The London Olympic Games and Paralympic Games Act 2006 (the "2006 Act") amends the already in existence Olympic Symbol (Protection Act) 1995 (the "OSPA"). Together they legislate to provide further protection for intellectual property rights relating to the London 2012 Olympic and Paralympic brands.

For example, the OSPA creates an "Olympics association right" which confers exclusive rights in relation to the use of the Olympic Symbol, Olympic Moto ("Citius, altius, fortius") and certain "protected words", being "Olympiad", "Olympiads", "Olympian", "Olympians", "Olympic" and "Olympics". A person infringes the Olympics association right if in the course of trade he uses (a) a representation of the Olympic symbol, the Olympic motto or a protected word, or a representation of something so similar to Olympic symbol or the Olympic motto as likely to create in the public mind an association with it, or a word so similar to a protected word as to be likely to create in the public mind as association with the Olympic games or Olympic movement.

The 2006 Act provides further protection by creating a right, to be known as the "London Olympics association right". The concept of association includes any kind of contractual or commercial relationship or corporate or structural connection, and the provisions of financial or other support. The London Olympics association right is infringed if a person uses a word or logo (of any kind) in any manner likely to suggest there is an association between goods or services or a person providing goods or services, and the London Olympics. The Act sets out when a court may take into account the use of a combination of certain expressions including "games", "2012" and "twenty twelve", "gold", "silver", "bronze", "summer" and "medals".

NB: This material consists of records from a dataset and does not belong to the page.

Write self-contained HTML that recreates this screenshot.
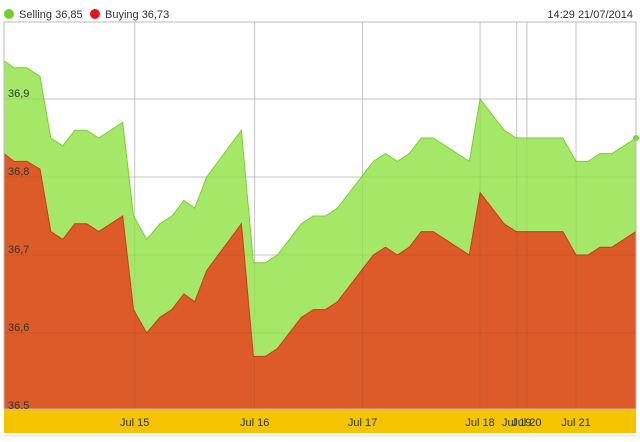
<!DOCTYPE html>
<html><head><meta charset="utf-8"><style>
body{margin:0;background:#fff;font-family:"Liberation Sans",sans-serif}
svg text{font-family:"Liberation Sans",sans-serif}
</style></head><body>
<svg id="c" width="640" height="437" viewBox="0 0 640 437">
<rect x="0" y="0" width="640" height="437" fill="#fff"/>
<g>
<circle cx="9" cy="14" r="5" fill="#6fd12a"/>
<text x="19" y="18" font-size="11" fill="#333">Selling 36,85</text>
<circle cx="95" cy="14" r="5" fill="#e8141a"/>
<text x="105" y="18" font-size="11" fill="#333">Buying 36,73</text>
</g>
<text x="633" y="18" font-size="11" fill="#333" text-anchor="end">14:29 21/07/2014</text>
<g id="plot"></g>
</svg>
<script>
const times=[0,0.83,1.9,3,3.9,4.9,5.9,6.9,7.9,9.9,10.8,11.9,13,14,15,15.9,16.9,19.8,20.8,21.8,22.8,23.8,24.8,25.8,26.8,27.8,28.8,29.8,30.8,31.8,32.8,33.8,34.8,35.8,36.8,38.8,39.7,41.7,42.7,46.6,47.7,48.7,49.7,50.7,52.7];
const selling=[36.949,36.94,36.94,36.929,36.85,36.84,36.86,36.86,36.85,36.87,36.75,36.72,36.74,36.75,36.77,36.76,36.80,36.86,36.69,36.69,36.70,36.72,36.74,36.75,36.75,36.76,36.78,36.80,36.82,36.83,36.82,36.83,36.85,36.85,36.84,36.82,36.90,36.86,36.85,36.85,36.82,36.82,36.83,36.83,36.85];
const buying=[36.83,36.82,36.82,36.81,36.73,36.72,36.74,36.74,36.73,36.75,36.63,36.60,36.62,36.63,36.65,36.64,36.68,36.74,36.57,36.57,36.58,36.60,36.62,36.63,36.63,36.64,36.66,36.68,36.70,36.71,36.70,36.71,36.73,36.73,36.72,36.70,36.78,36.74,36.73,36.73,36.70,36.70,36.71,36.71,36.73];
const xTickVals=[10.9,20.9,29.9,39.7,42.75,43.6,47.7];
const xTickLabels=["Jul 15","Jul 16","Jul 17","Jul 18","Jul 19","Jul 20","Jul 21"];
const yTickVals=[36.5,36.6,36.7,36.8,36.9];
const yTickLabels=["36,5","36,6","36,7","36,8","36,9"];

const L=4,R=636,T=22,B=409;
const X=t=>L+(t-0)/(52.7-0)*(R-L);
const Y=v=>99+(36.9-v)*780;
const NS='http://www.w3.org/2000/svg';
const g=document.getElementById('plot');
function mk(tag,attrs){const e=document.createElementNS(NS,tag);for(const k in attrs)e.setAttribute(k,attrs[k]);g.appendChild(e);return e;}

yTickVals.forEach((v,i)=>{
  const l=mk('line',{x1:L,x2:R,y1:Y(v),y2:Y(v),stroke:'#d0d0d0','stroke-width':1});
  
  
});
xTickVals.forEach((t,i)=>{
  const l=mk('line',{x1:X(t),x2:X(t),y1:T,y2:B,stroke:'#d0d0d0','stroke-width':1});
  
  
});
function area(vals,fill,stroke,name){
  let d='M'+X(times[0])+','+B;
  vals.forEach((v,i)=>{d+=' L'+X(times[i]).toFixed(1)+','+Y(v).toFixed(1);});
  d+=' L'+X(times[times.length-1])+','+B+' Z';
  const p=mk('path',{d:d,fill:fill});
  
  
  let d2='';
  vals.forEach((v,i)=>{d2+=(i?' L':'M')+X(times[i]).toFixed(1)+','+Y(v).toFixed(1);});
  const ln=mk('path',{d:d2,fill:'none',stroke:stroke,'stroke-width':1});
  
  
}
area(selling,'#a5e868','#80cc33','selling');
area(buying,'#dc5b29','#cc3a1a','buying');
xTickVals.forEach(t=>{
  const l=mk('line',{x1:X(t),x2:X(t),y1:T,y2:B,stroke:'#000','stroke-opacity':0.06});
  
  
});
yTickVals.forEach(v=>{
  const l=mk('line',{x1:L,x2:R,y1:Y(v),y2:Y(v),stroke:'#000','stroke-opacity':0.06});
  
  
});
const lastT=times[times.length-1];
const dot=mk('circle',{cx:X(lastT),cy:Y(selling[selling.length-1]),r:3,fill:'#6fd12a'});


const fr=mk('rect',{x:L,y:T,width:R-L,height:B-T,fill:'none',stroke:'#bbb'});


yTickVals.forEach((v,i)=>{
  const tx=mk('text',{x:8,y:Y(v)-2,'font-size':11,fill:'#333'});
  tx.textContent=yTickLabels[i];
  
  
});
const band=mk('rect',{x:L,y:B,width:R-L,height:24,fill:'#f5c400'});


xTickVals.forEach((t,i)=>{
  const tx=mk('text',{x:X(t),y:B+17,'font-size':11,fill:'#333','text-anchor':'middle'});
  tx.textContent=xTickLabels[i];
  
  
});
const bl=mk('rect',{x:L,y:B+25,width:R-L,height:3,fill:'#eee'});


</script>
</body></html>
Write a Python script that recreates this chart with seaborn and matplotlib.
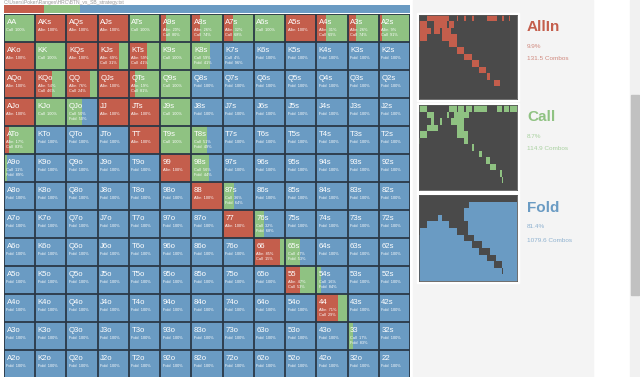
import matplotlib.pyplot as plt
import matplotlib.patches as mpatches
import numpy as np
import seaborn as sns

# hand grid: row i / column j, pairs on the diagonal, suited above, offsuit below
ranks = ["A", "K", "Q", "J", "T", "9", "8", "7", "6", "5", "4", "3", "2"]

allin_pct = [
    [0, 100, 100, 100, 0, 20, 26, 32, 0, 100, 31, 26, 9],
    [100, 0, 100, 69, 59, 0, 0, 0, 0, 0, 0, 0, 0],
    [100, 54, 76, 100, 19, 0, 0, 0, 0, 0, 0, 0, 0],
    [100, 0, 0, 100, 100, 0, 0, 0, 0, 0, 0, 0, 0],
    [17, 0, 0, 0, 100, 0, 0, 0, 0, 0, 0, 0, 0],
    [0, 0, 0, 0, 0, 100, 0, 0, 0, 0, 0, 0, 0],
    [0, 0, 0, 0, 0, 0, 100, 0, 0, 0, 0, 0, 0],
    [0, 0, 0, 0, 0, 0, 0, 100, 0, 0, 0, 0, 0],
    [0, 0, 0, 0, 0, 0, 0, 0, 85, 0, 0, 0, 0],
    [0, 0, 0, 0, 0, 0, 0, 0, 0, 47, 0, 0, 0],
    [0, 0, 0, 0, 0, 0, 0, 0, 0, 0, 71, 0, 0],
    [0, 0, 0, 0, 0, 0, 0, 0, 0, 0, 0, 0, 0],
    [0, 0, 0, 0, 0, 0, 0, 0, 0, 0, 0, 0, 0],
]

call_pct = [
    [100, 0, 0, 0, 100, 80, 74, 68, 100, 0, 69, 74, 91],
    [0, 100, 0, 31, 41, 100, 59, 4, 0, 0, 0, 0, 0],
    [0, 46, 24, 0, 81, 100, 0, 0, 0, 0, 0, 0, 0],
    [0, 100, 50, 0, 0, 100, 0, 0, 0, 0, 0, 0, 0],
    [83, 0, 0, 0, 0, 100, 51, 0, 0, 0, 0, 0, 0],
    [11, 0, 0, 0, 0, 0, 56, 0, 0, 0, 0, 0, 0],
    [0, 0, 0, 0, 0, 0, 0, 36, 0, 0, 0, 0, 0],
    [0, 0, 0, 0, 0, 0, 0, 0, 32, 0, 0, 0, 0],
    [0, 0, 0, 0, 0, 0, 0, 0, 15, 47, 0, 0, 0],
    [0, 0, 0, 0, 0, 0, 0, 0, 0, 53, 16, 0, 0],
    [0, 0, 0, 0, 0, 0, 0, 0, 0, 0, 29, 0, 0],
    [0, 0, 0, 0, 0, 0, 0, 0, 0, 0, 0, 17, 0],
    [0, 0, 0, 0, 0, 0, 0, 0, 0, 0, 0, 0, 0],
]

action_names = ["Allin", "Call", "Fold"]
panel_titles = ["AllIn", "Call", "Fold"]
summary_pct = [9.9, 8.7, 81.4]
summary_combos = [131.5, 114.9, 1079.6]

RED, GREEN, BLUE = "#c45e4c", "#8fc282", "#6a9bc3"
LIGHT = ["#d08a7f", "#a9d1a0", "#8fb2d0"]
GRID = "#2a3846"
DARK = "#4a4a4a"

sns.set_style("white")
plt.rcParams["font.family"] = ["Liberation Sans", "DejaVu Sans"]

W, H = 640, 377
fig = plt.figure(figsize=(W / 100, H / 100), dpi=100)


def px(x0, y0, x1, y1):
    return [x0 / W, 1 - y1 / H, (x1 - x0) / W, (y1 - y0) / H]


# page background pieces
fig.patches.append(mpatches.Rectangle((413 / W, 0), 180 / W, 1, transform=fig.transFigure,
                                      color="#f4f4f4", zorder=-5))
fig.patches.append(mpatches.Rectangle((630 / W, 0), 10 / W, 1, transform=fig.transFigure,
                                      color="#f1f1f1", zorder=-5))
fig.patches.append(mpatches.Rectangle((631 / W, 1 - 295 / H), 8 / W, 200 / H,
                                      transform=fig.transFigure, color="#c1c1c1", zorder=-4))
fig.text(4 / W, 1 - 2.3 / H, r"C:\Users\Poker\Ranges\HRC\BTN_vs_SB_strategy.txt",
         fontsize=3.6, color="#9a9a9a", va="center", ha="left")

fracs = [np.array(allin_pct) / 100, np.array(call_pct) / 100]
fracs.append(1 - fracs[0] - fracs[1])
colors = [RED, GREEN, BLUE]
rr, cc = np.indices((13, 13))


def draw_stack(ax, only=None):
    lefts = cc.astype(float).ravel()
    for k, (f, col) in enumerate(zip(fracs, colors)):
        if only is None or only == k:
            ax.barh(rr.ravel() + 0.5, f.ravel(), left=lefts, height=1.0,
                    color=col, linewidth=0)
        lefts = lefts + f.ravel()
    ax.set_xlim(0, 13)
    ax.set_ylim(13, 0)
    ax.set_xticks([])
    ax.set_yticks([])


# summary bar
axs = fig.add_axes(px(4, 5, 410, 13))
left = 0
for v, col in zip(summary_pct, colors):
    axs.barh(0, v, left=left, height=1, color=col, linewidth=0)
    left += v
axs.set_xlim(0, 100)
axs.set_ylim(-0.5, 0.5)
axs.axis("off")

# main grid
ax = fig.add_axes(px(4, 14, 410, 378))
draw_stack(ax)
ax.hlines(range(14), 0, 13, color=GRID, lw=1.3)
ax.vlines(range(14), 0, 13, color=GRID, lw=1.3)
for s in ax.spines.values():
    s.set_visible(False)

for i in range(13):
    for j in range(13):
        if i == j:
            name = ranks[i] * 2
        elif j > i:
            name = ranks[i] + ranks[j] + "s"
        else:
            name = ranks[j] + ranks[i] + "o"
        ax.text(j + 0.08, i + 0.3, name, color="white", fontsize=5.6,
                va="center", ha="left")
        lines = [f"{action_names[k]}  {round(fracs[k][i, j] * 100)}%"
                 for k in range(3) if fracs[k][i, j] > 0.001]
        for n, line in enumerate(lines):
            ax.text(j + 0.08, i + 0.56 + n * 0.2, line, color="white",
                    fontsize=2.8, va="center", ha="left")

# mini charts on the right
mini_y = [(15, 99), (105, 190), (195, 281)]
title_y = [27, 117, 208]
for k, (y0, y1) in enumerate(mini_y):
    fig.patches.append(mpatches.Rectangle((417 / W, 1 - (y1 + 2) / H), 102 / W,
                                          (y1 - y0 + 4) / H, transform=fig.transFigure,
                                          color="white", zorder=-3))
    m = fig.add_axes(px(419, y0, 517, y1))
    m.set_facecolor(DARK)
    draw_stack(m, only=k)
    for s in m.spines.values():
        s.set_color("#555555")
        s.set_linewidth(0.6)
    fig.text(527 / W, 1 - title_y[k] / H, panel_titles[k], fontsize=11, fontweight="bold",
             color=colors[k], va="center", ha="left")
    fig.text(527 / W, 1 - (title_y[k] + 19) / H, f"{summary_pct[k]}%", fontsize=4.6,
             color=LIGHT[k], va="center", ha="left")
    fig.text(527 / W, 1 - (title_y[k] + 32) / H, f"{summary_combos[k]} Combos", fontsize=4.6,
             color=LIGHT[k], va="center", ha="left")

fig.savefig("out.png", dpi=100)
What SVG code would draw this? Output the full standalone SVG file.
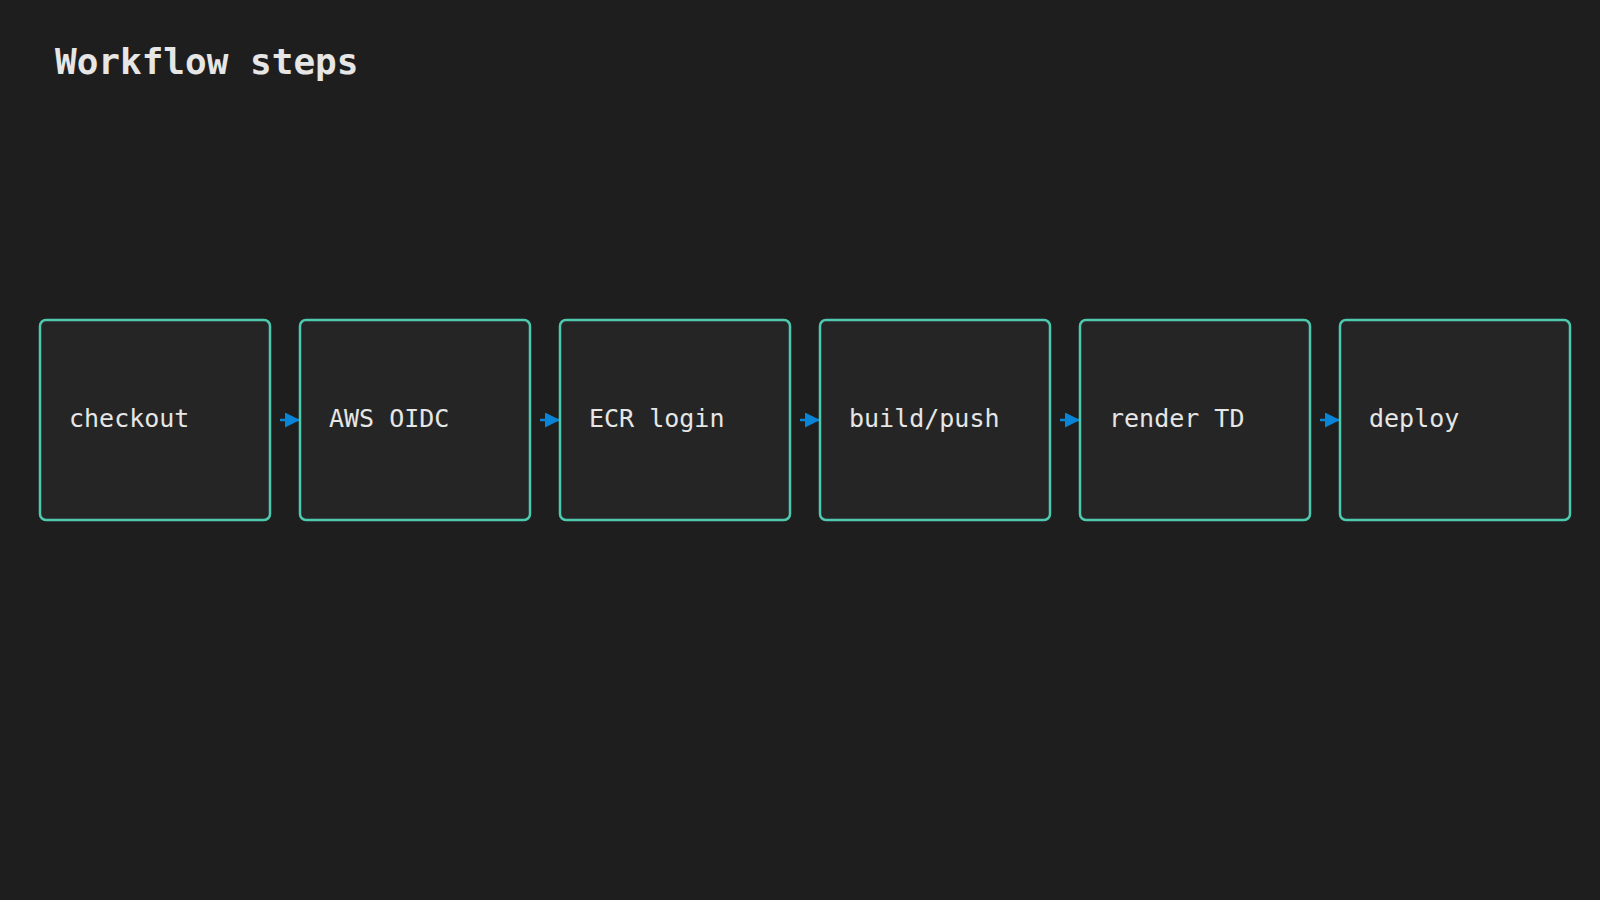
<svg xmlns="http://www.w3.org/2000/svg" width="1600" height="900" viewBox="0 0 1600 900">
<style>
.box{fill:#252525;stroke:#4ec9b0;stroke-width:2.5}
.lbl{font-family:"DejaVu Sans Mono",monospace;font-size:25px;fill:#e6e6e6}
.title{font-family:"DejaVu Sans Mono",monospace;font-size:36px;font-weight:bold;fill:#e6e6e6}
.c{stroke:#0a84d6;stroke-width:2.5}
</style>
<defs><marker id="ah" viewBox="0 0 10 10" refX="10" refY="5" markerWidth="6" markerHeight="6" orient="auto" markerUnits="strokeWidth"><path d="M0,0L10,5L0,10z" fill="#0a84d6"/></marker></defs>
<rect width="1600" height="900" fill="#1e1e1e"/>
<text class="title" x="55" y="74">Workflow steps</text>
<g id="connectors">
<line class="c" x1="280" y1="420" x2="300" y2="420" marker-end="url(#ah)"/>
<line class="c" x1="540" y1="420" x2="560" y2="420" marker-end="url(#ah)"/>
<line class="c" x1="800" y1="420" x2="820" y2="420" marker-end="url(#ah)"/>
<line class="c" x1="1060" y1="420" x2="1080" y2="420" marker-end="url(#ah)"/>
<line class="c" x1="1320" y1="420" x2="1340" y2="420" marker-end="url(#ah)"/>
</g>
<g id="n1"><rect class="box" x="40" y="320" width="230" height="200" rx="6"/><text class="lbl" x="69" y="427">checkout</text></g>
<g id="n2"><rect class="box" x="300" y="320" width="230" height="200" rx="6"/><text class="lbl" x="329" y="427">AWS OIDC</text></g>
<g id="n3"><rect class="box" x="560" y="320" width="230" height="200" rx="6"/><text class="lbl" x="589" y="427">ECR login</text></g>
<g id="n4"><rect class="box" x="820" y="320" width="230" height="200" rx="6"/><text class="lbl" x="849" y="427">build/push</text></g>
<g id="n5"><rect class="box" x="1080" y="320" width="230" height="200" rx="6"/><text class="lbl" x="1109" y="427">render TD</text></g>
<g id="n6"><rect class="box" x="1340" y="320" width="230" height="200" rx="6"/><text class="lbl" x="1369" y="427">deploy</text></g>
</svg>
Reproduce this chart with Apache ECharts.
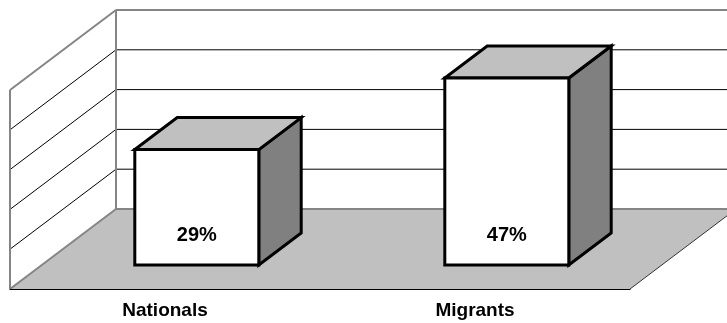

The unauthorised use of any of the elements of the Olympic brand or any other marks or logos that are confusing similar to or, likely to be mistaken for, them is not allowed. The 2006 Act also makes it unlawful to falsely represent any association, affiliation, endorsement, sponsorship or similar relationship with London 2012, the British Olympic teams or any other part of the Olympic movement, whether through us of the Olympic brands or otherwise.

The protection afforded to official sponsors of the London Olympics does appear to be far reaching. Certainly, brand owners intent on ambush marketing the London Olympics need to take care not to fall foul of the new legislation. However, ambush marketing by its very nature is often creative, innovative and difficult to police and we are sure to see some very cunning non-official marketing campaigns surrounding the London Olympics!

The content of this article is intended to provide a general guide to the subject matter. Specialist advice should be sought about your specific circumstances.